If you change the input on that model for the rider’s body weight to 75kg, all else the same, then the speed is approximately the same. Which we already seem to know by common knowledge: raw power matters on the flats, and strength to weight ratios matter on the climbs.
This whole thread is just suggesting things to do for marginal gains. The big change in speed will come from additional power. So, go eat some cheese burgers and get stronger. Good to hear you’re still a kid so there’s room for big changes on the horizon.
Marginal gains would be adding aero socks.
The OP mentioned he’s wearing really baggy pants and jacket. That alone could be 20-30 watts pretty easily. We also still don’t know what kind of bike he’s even on, although he’s comparing to someone on a TT bike.
When there’s a lot of marginal gains to be made, the result isn’t marginal anymore. In this instance it could make a lot more sense than raising his 5.1 w/kg FTP.
As I mentioned before I have an FTP at your level and I also weigh 54-58 kg depending on where I am.
I compared your effort up the local mountain with an effort I’ve done on a similar gradient, but shorter.
My climb is 5,9 km, 7,9% grade and it took 21:12 with 269 watts. Looks similar in speed. My effort took part between 2400-2900 metres above sea level so it’s less wind resistance.
So I’m guessing you did at least 270 watts for 43 minutes. That’s almost 5 watts/kg.
My guess is you’re really talented but your flat road testing isn’t fair to yourself. It’s almost December, where I am situated right now everything just goes way slower, even with my best bike.
Try putting him in the drops rather than the hoods on your calculator.
The OP has a few threads about being slower than his w/kg would indicate but they really are not far off.
I do wonder if their crank length is set correctly on their head unit/favero app. They are running 170mm cranks and the default will be 172.5mm - so that would lower the recorded power a smidge.
I agree with you though, the OP is a talented climber, but I wouldn’t expect them to set the world alight on the flat even if his numbers are legit.
One loop of a mostly flat course, low wind day, 17m elevation gain (3 small bumps).

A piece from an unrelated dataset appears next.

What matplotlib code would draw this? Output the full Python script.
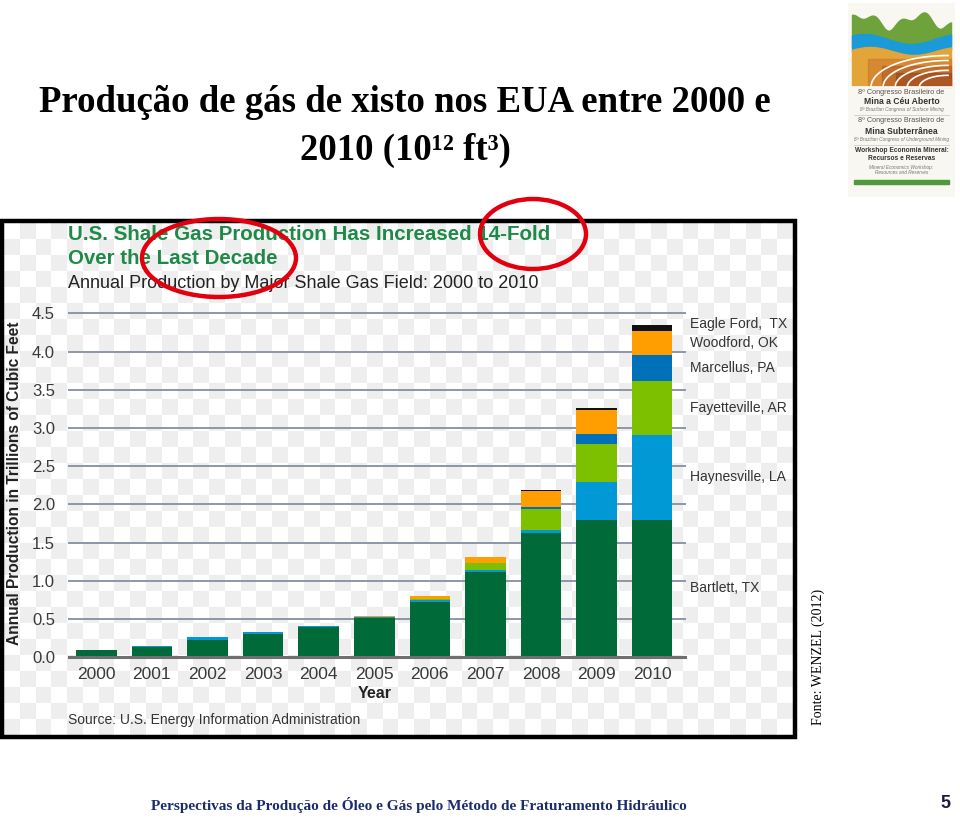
import numpy as np
import matplotlib
matplotlib.use("Agg")
import matplotlib.pyplot as plt
from matplotlib.patches import Ellipse, Rectangle

# dados (trilhoes de pes cubicos)
anos = ['2000', '2001', '2002', '2003', '2004', '2005', '2006', '2007', '2008', '2009', '2010']
bartlett = [0.09, 0.14, 0.23, 0.31, 0.40, 0.52, 0.72, 1.11, 1.62, 1.80, 1.80]
haynesville = [0.01, 0.01, 0.03, 0.025, 0.01, 0.01, 0.03, 0.03, 0.05, 0.49, 1.11]
fayetteville = [0, 0, 0, 0, 0, 0, 0.01, 0.09, 0.27, 0.50, 0.71]
marcellus = [0, 0, 0, 0, 0, 0, 0, 0.01, 0.03, 0.13, 0.34]
woodford = [0, 0, 0, 0, 0, 0.01, 0.04, 0.07, 0.21, 0.32, 0.31]
eagle_ford = [0, 0, 0, 0, 0, 0, 0, 0, 0.01, 0.02, 0.08]

campos = ['Bartlett, TX', 'Haynesville, LA', 'Fayetteville, AR', 'Marcellus, PA', 'Woodford, OK', 'Eagle Ford,  TX']
series = [bartlett, haynesville, fayetteville, marcellus, woodford, eagle_ford]
cores = ['#006b38', '#0099d6', '#7dc000', '#0070b8', '#ff9e00', '#111111']
yticks = [0.0, 0.5, 1.0, 1.5, 2.0, 2.5, 3.0, 3.5, 4.0, 4.5]

W, H = 960, 818
fig = plt.figure(figsize=(9.6, 8.18), dpi=100)
fig.patch.set_facecolor('white')

def fx(px):
    return px / W

def fy(py):
    return 1 - py / H

sans = ['Liberation Sans', 'DejaVu Sans']
serif = ['Liberation Serif', 'DejaVu Serif']

# fundo quadriculado dentro da moldura
bg = fig.add_axes([fx(4), fy(735), fx(789), (735 - 223) / H])
nx, ny = 50, 32
chk = (np.add.outer(np.arange(ny), np.arange(nx)) % 2).astype(float)
bg.imshow(chk, cmap=matplotlib.colors.ListedColormap(['#ffffff', '#eeeeee']),
          aspect='auto', interpolation='nearest')
bg.axis('off')

# grafico principal
ax = fig.add_axes([fx(69), fy(657.3), fx(685 - 69), (657.3 - 313.3) / H])
ax.set_facecolor('none')
x = np.arange(len(anos))
base = np.zeros(len(anos))
for nome, vals, cor in zip(campos, series, cores):
    ax.bar(x, vals, bottom=base, width=0.73, color=cor, zorder=3, linewidth=0)
    base = base + np.array(vals)

ax.set_xlim(-0.49, 10.59)
ax.set_ylim(0, 4.5)
ax.set_yticks(yticks)
ax.set_yticklabels(['%.1f' % v for v in yticks])
ax.set_xticks(x)
ax.set_xticklabels(anos)
for v in yticks[1:]:
    ax.axhline(v, color='#8d97a5', lw=1.4, zorder=1, clip_on=False)
ax.axhline(0, color='#6f6f6f', lw=2.2, zorder=4, clip_on=False)
for s in ax.spines.values():
    s.set_visible(False)
ax.tick_params(length=0, labelsize=12, labelcolor='#3a3a3a')
ax.tick_params(axis='y', pad=10)
ax.tick_params(axis='x', pad=7, labelsize=12.5)
for t in ax.get_xticklabels() + ax.get_yticklabels():
    t.set_family(sans)

# rotulos dos campos ao lado da barra de 2010
acum = 0
for nome, vals in zip(campos, series):
    meio = acum + vals[-1] / 2
    acum += vals[-1]
    if nome.startswith('Eagle'):
        meio += 0.05
    ax.text(1.008, meio, nome, transform=ax.get_yaxis_transform(), fontsize=10,
            color='#333333', va='center', ha='left', family=sans, clip_on=False)

fig.text(fx(15), fy(483), 'Annual Production in Trillions of Cubic Feet', rotation=90,
         fontsize=11.2, fontweight='bold', color='#222222', ha='center', va='center', family=sans)
fig.text(fx(375), fy(694), 'Year', fontsize=11.5, fontweight='bold', color='#222222',
         ha='center', va='center', family=sans)
fig.text(fx(68), fy(235), 'U.S. Shale Gas Production Has Increased 14-Fold', fontsize=14.8,
         fontweight='bold', color='#1f8a48', ha='left', va='center', family=sans)
fig.text(fx(68), fy(258), 'Over the Last Decade', fontsize=14.8,
         fontweight='bold', color='#1f8a48', ha='left', va='center', family=sans)
fig.text(fx(68), fy(284), 'Annual Production by Major Shale Gas Field: 2000 to 2010', fontsize=13,
         color='#222222', ha='left', va='center', family=sans)
fig.text(fx(68), fy(720), 'Source: U.S. Energy Information Administration', fontsize=10,
         color='#333333', ha='left', va='center', family=sans)

# moldura preta
fig.add_artist(Rectangle((fx(2), fy(737)), fx(793), (737 - 221) / H, transform=fig.transFigure,
                         fill=False, edgecolor='black', lw=3.2, zorder=5))

# elipses vermelhas
fig.add_artist(Ellipse((fx(219), fy(258)), fx(154), 78 / H, transform=fig.transFigure,
                       fill=False, edgecolor='#e2000f', lw=3.2, zorder=6))
fig.add_artist(Ellipse((fx(533), fy(234)), fx(106), 70 / H, transform=fig.transFigure,
                       fill=False, edgecolor='#e2000f', lw=3.2, zorder=6))

# titulo do slide
fig.text(fx(405), fy(103), 'Produção de gás de xisto nos EUA entre 2000 e', fontsize=26.5,
         fontweight='bold', ha='center', va='center', family=serif)
fig.text(fx(405), fy(150), '2010 (10¹² ft³)', fontsize=26.5,
         fontweight='bold', ha='center', va='center', family=serif)

fig.text(fx(818), fy(657), 'Fonte: WENZEL (2012)', rotation=90, fontsize=10,
         ha='center', va='center', family=serif)

# rodape
fig.text(fx(419), fy(805), 'Perspectivas da Produção de Óleo e Gás pelo Método de Fraturamento Hidráulico',
         fontsize=11, fontweight='bold', color='#1c2b6c', ha='center', va='center', family=serif)
fig.text(fx(945), fy(803), '5', fontsize=13, fontweight='bold', color='#1a1a40',
         ha='center', va='center', family=sans)

# logotipo do congresso
lg = fig.add_axes([fx(848), fy(197), fx(107), 194 / H])
lg.set_xlim(0, 107)
lg.set_ylim(194, 0)
lg.axis('off')
lg.add_patch(Rectangle((0, 0), 107, 194, color='#f8f7f2', zorder=0))
t = np.linspace(4, 103, 60)
topo = 18 - 6 * np.sin(t / 9) - 4 * np.sin(t / 4 + 1)
lg.fill_between(t, topo, 45 - 4 * np.sin(t / 15), color='#6ea23a', zorder=1)
lg.fill_between(t, 36 - 5 * np.sin(t / 15 + 0.5), 50 - 4 * np.sin(t / 14), color='#1a9ad6', zorder=2)
lg.fill_between(t, 48 - 4 * np.sin(t / 14), 84 + 0 * t, color='#e3a43a', zorder=3)
for k, c in enumerate(['#c96a2a', '#a84e24', '#8a3a1c', '#b45a28', '#7a3018']):
    r = 70 - k * 11
    a = np.linspace(np.pi, 1.5 * np.pi, 40)
    lg.plot(100 + r * np.cos(a) * 1.1, 84 + r * np.sin(a) * 0.45, color='white', lw=1.2, zorder=4)
    lg.fill_between(np.linspace(20 + k * 14, 103, 30), 84 - (3.5 - k * 0.6) * 8 + k * 2, 84,
                    color=c, alpha=0.45, zorder=3)
lg.plot([4, 103], [84, 84], color='#f8f7f2', lw=2, zorder=5)
logo_txt = [
    (90, '8º Congresso Brasileiro de', 5.2, 'normal', 'normal', '#555555'),
    (99, 'Mina a Céu Aberto', 6.2, 'bold', 'normal', '#333333'),
    (107, '8º Brazilian Congress of Surface Mining', 3.4, 'normal', 'italic', '#777777'),
    (118, '8º Congresso Brasileiro de', 5.2, 'normal', 'normal', '#555555'),
    (128, 'Mina Subterrânea', 6.2, 'bold', 'normal', '#333333'),
    (137, '8º Brazilian Congress of Underground Mining', 3.4, 'normal', 'italic', '#777777'),
    (147, 'Workshop Economia Mineral:', 4.8, 'bold', 'normal', '#333333'),
    (155, 'Recursos e Reservas', 4.8, 'bold', 'normal', '#333333'),
    (164, 'Mineral Economics Workshop:', 3.4, 'normal', 'italic', '#777777'),
    (170, 'Resources and Reserves', 3.4, 'normal', 'italic', '#777777'),
]
for yy, s, fs, fw, st, c in logo_txt:
    lg.text(53.5, yy, s, fontsize=fs, fontweight=fw, style=st, color=c,
            ha='center', va='center', family=['Liberation Sans Narrow', 'Liberation Sans', 'DejaVu Sans'])
lg.plot([6, 101], [112, 112], color='#cccccc', lw=0.6)
lg.plot([6, 101], [142, 142], color='#cccccc', lw=0.6)
lg.add_patch(Rectangle((6, 177), 95, 3.5, color='#4f9a3a', zorder=2))

fig.savefig('out.png', dpi=100)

On a Canyon Aeroad, riding aero. Three loops same day - 293W / 41.5kmh, 286W / 39.6kmh, 288W / 40.1kmh. Only difference between the three was aero position - very aggressive on 1st lap, relaxed as I got tired. I’d expect a touch more than 37kmh for someone doing 295W @ 55kg, but it really isn’t as wildly off as people make it out to be If this person is doing 290-300W on flat roads and wearing baggy jerseys/jackets, then yeah … 35-37kmh is about right.
Went and looked at a recent ride of mine, very short out and back in winter kit (was around 3c), pan flat and no wind. Maybe my position is a bit more aero than most but it’s definitely nothing crazy.
Positioning and kit make a massive difference. Narrow bars, shrugging the shoulders and getting the head position nice and low plus some tight fitting and aero kit easily saves you 10s of watts even at lower speeds.
Hey everybody I have realized something. FARVERO ASSIOMA OVER READS AND NOT ACCURATE. There is a reason why it’s so cheap. Look at this data. First one shows someone with a farvero Assioma Duo I know. And next one is somebody with garmin power meter. 190W anvg and 25km/h? That’s what I would get. Extremely slow for the power. However look at the garmin pedals 230W and 38km/h avg. it’s on same day on same segment. I will be staying away from farvero from now on and switch to garmin pedals. Thank you very much
Favero Assioma is the gold standard for a reason, I would be extremely sceptical that it over reads. You cannot compare 2 completely different riders on different setups and come to any real conclusion for something like this.
It is much more likely to be your position and setup than the assiomas being inaccurate and over reading.
If it’s the same day and the same segment, why is it showing 2 different PR times for you?
I feel like the OP is just cherry-picking data.